After some thinking, he agreed! I put the money up and got 40 percent. The deal was that he was going to teach me the restaurant business. We opened up Daddy Jack’s on Greenville Ave in 1993. Jack taught me how to cook professionally. We worked side by side for almost three years.

What’s the first dish you remember making on your own?

The first meal I learned to make was Chicken Parmesan when I was eight years old.

What is your go-to meal to make at home for yourself or your family?

My go-to meal at home is usually something Italian.  Often it’s pizza or chicken wings.  I have a great oven-baked chicken wing recipe I can get on the table in 30 minutes.

Kenny's Burger Joint > Kenny's East Coast Pizza > Kenny's Smoke House >

 

Carmen Sanchez in the kitchen (at left); Carmen's mother (at right)
Carmen Sanchez in the kitchen (at left); Carmen’s mother (at right)

Carmen Sanchez
Casa Mama

Who inspired you to cook?

My mama had the biggest influence on me to start cooking.  I started cooking with her at the age of 15.  My mama always told us that we needed to be prepared for the future, which meant cooking and taking care of my future family. When I was 20, my mama passed away. I was left to take care of and cooked every meal for my four brothers for the next five years. I’m grateful for her influence. I first remember making corn tortillas from scratch at age 15. My first full meal I remember making was Enchiladas Mexicanas a few years after that. 
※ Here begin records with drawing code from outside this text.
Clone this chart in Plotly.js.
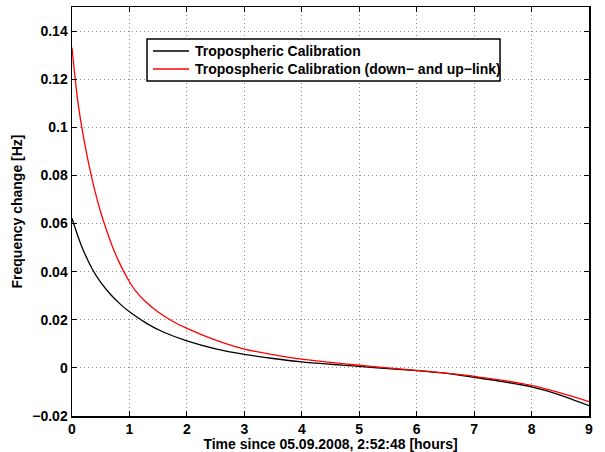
<!DOCTYPE html>
<html>
<head>
<meta charset="utf-8">
<script src="https://cdn.plot.ly/plotly-3.0.1.min.js"></script>
<style>html,body{margin:0;padding:0;background:#fff;}#chart{width:605px;height:452px;}</style>
</head>
<body>
<div id="chart"></div>
<script>
// Time since 05.09.2008, 2:52:48 [hours]
const blackX = [0, 0.05, 0.16, 0.35, 0.5, 0.68, 0.85, 1, 1.32, 1.6, 2, 2.5, 3, 3.5, 4, 4.5, 5, 5.5, 6, 6.5, 7, 7.5, 8, 8.5, 9];
const blackY = [0.0622, 0.0585, 0.0510, 0.0412, 0.0355, 0.0303, 0.0263, 0.0233, 0.0182, 0.0148, 0.0112, 0.0079, 0.0056, 0.0039, 0.0025, 0.0015, 0.0006, -0.0003, -0.0011, -0.0022, -0.0039, -0.0057, -0.0079, -0.0113, -0.0157];
const redX = [0, 0.1, 0.2, 0.3, 0.4, 0.5, 0.6, 0.7, 0.8, 0.9, 1, 1.1, 1.25, 1.5, 1.75, 2, 2.5, 3, 3.5, 4, 4.5, 5, 5.5, 6, 6.5, 7, 7.5, 8, 8.5, 9];
const redY = [0.1331, 0.1110, 0.0960, 0.0838, 0.0735, 0.0647, 0.0573, 0.0507, 0.0450, 0.0401, 0.0358, 0.0322, 0.0282, 0.0232, 0.0194, 0.0164, 0.0115, 0.0078, 0.0055, 0.0036, 0.0023, 0.0011, 0.0000, -0.0010, -0.0022, -0.0035, -0.0052, -0.0073, -0.0104, -0.0140];
const seriesNames = ["Tropospheric Calibration", "Tropospheric Calibration (down\u2212 and up\u2212link)"];
const seriesColors = ["#000000", "#ff0000"];
const xTicks = [0, 1, 2, 3, 4, 5, 6, 7, 8, 9];
const yTicks = [-0.02, 0, 0.02, 0.04, 0.06, 0.08, 0.1, 0.12, 0.14];
const yTickText = ["\u22120.02", "0", "0.02", "0.04", "0.06", "0.08", "0.1", "0.12", "0.14"];

const font = {family: "Liberation Sans, Arial, sans-serif", size: 14, color: "#000", weight: "bold"};

const traces = [
  {x: blackX, y: blackY, mode: "lines", name: seriesNames[0], line: {color: seriesColors[0], width: 1.3, shape: "spline", smoothing: 0.7}},
  {x: redX, y: redY, mode: "lines", name: seriesNames[1], line: {color: seriesColors[1], width: 1.3, shape: "spline", smoothing: 0.9}}
];

const axisCommon = {
  showline: true, linecolor: "#000", linewidth: 1.5, mirror: "ticks",
  ticks: "inside", ticklen: 5, tickcolor: "#000", tickwidth: 1,
  showgrid: true, gridcolor: "#8c8c8c", griddash: "1px,3px", gridwidth: 1,
  zeroline: false, tickfont: font
};

// Legend box drawn in paper coordinates (MATLAB-style legend)
const legBox = {x0: 0.1451, x1: 0.8279, y0: 0.8191, y1: 0.9218};
const legRows = [0.8924, 0.8484];
const legLine = [0.1567, 0.2263];
const legText = 0.2340;

const shapes = [
  {type: "rect", xref: "paper", yref: "paper", x0: legBox.x0, x1: legBox.x1, y0: legBox.y0, y1: legBox.y1,
   line: {color: "#000", width: 1.5}, fillcolor: "#fff", layer: "above"}
];
const annotations = [];
seriesNames.forEach((n, i) => {
  shapes.push({type: "line", xref: "paper", yref: "paper", x0: legLine[0], x1: legLine[1], y0: legRows[i], y1: legRows[i],
               line: {color: seriesColors[i], width: 1.3}, layer: "above"});
  annotations.push({xref: "paper", yref: "paper", x: legText, y: legRows[i], xanchor: "left", yanchor: "middle",
                    text: n, showarrow: false, font: font});
});

const layout = {
  width: 605, height: 452,
  margin: {l: 72, r: 16, t: 7, b: 36},
  paper_bgcolor: "#fff", plot_bgcolor: "#fff",
  font: font,
  showlegend: false,
  shapes: shapes,
  annotations: annotations,
  xaxis: Object.assign({}, axisCommon, {range: [0, 9], tickvals: xTicks, ticktext: xTicks.map(String),
           title: {text: "Time since 05.09.2008, 2:52:48 [hours]", font: font, standoff: 0}}),
  yaxis: Object.assign({}, axisCommon, {range: [-0.02, 0.15], tickvals: yTicks, ticktext: yTickText,
           title: {text: "Frequency change [Hz]", font: font, standoff: 6}})
};

Plotly.newPlot("chart", traces, layout, {displayModeBar: false, staticPlot: true});
</script>
</body>
</html>
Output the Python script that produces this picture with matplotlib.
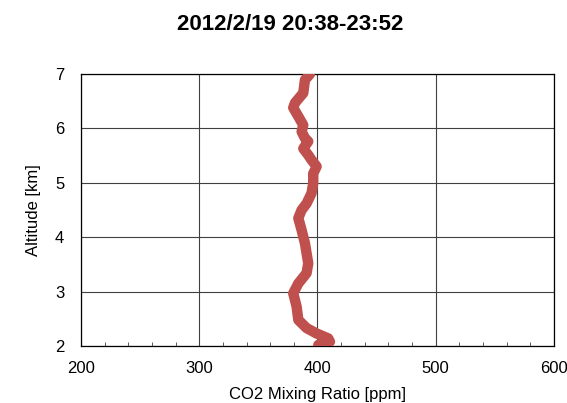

What is your go-to meal to make at home for yourself or your family?

Sopita (Noodle Soup) 

Casa Mama >

 

Chris Yao (center) with his mother and father
Chris Yao (center) with his mother and father

Chris Yao
Yao Fuzi

Who inspired you to cook?

My parents and my grandma. I was 15, watching my parents cooking together for every holiday. It brings back a lot of good childhood memories. The first meal I remember making on my own was fried rice and dumpling. I was 13.

What is your go-to meal to make at home for yourself or your family?

Dumpling or rice porridge.

Is there another restaurant in Plano where you love to eat?

I love to eat at Sushi Yama in Plano, and the Pho Mac on Preston Road. Simple food but very comfy.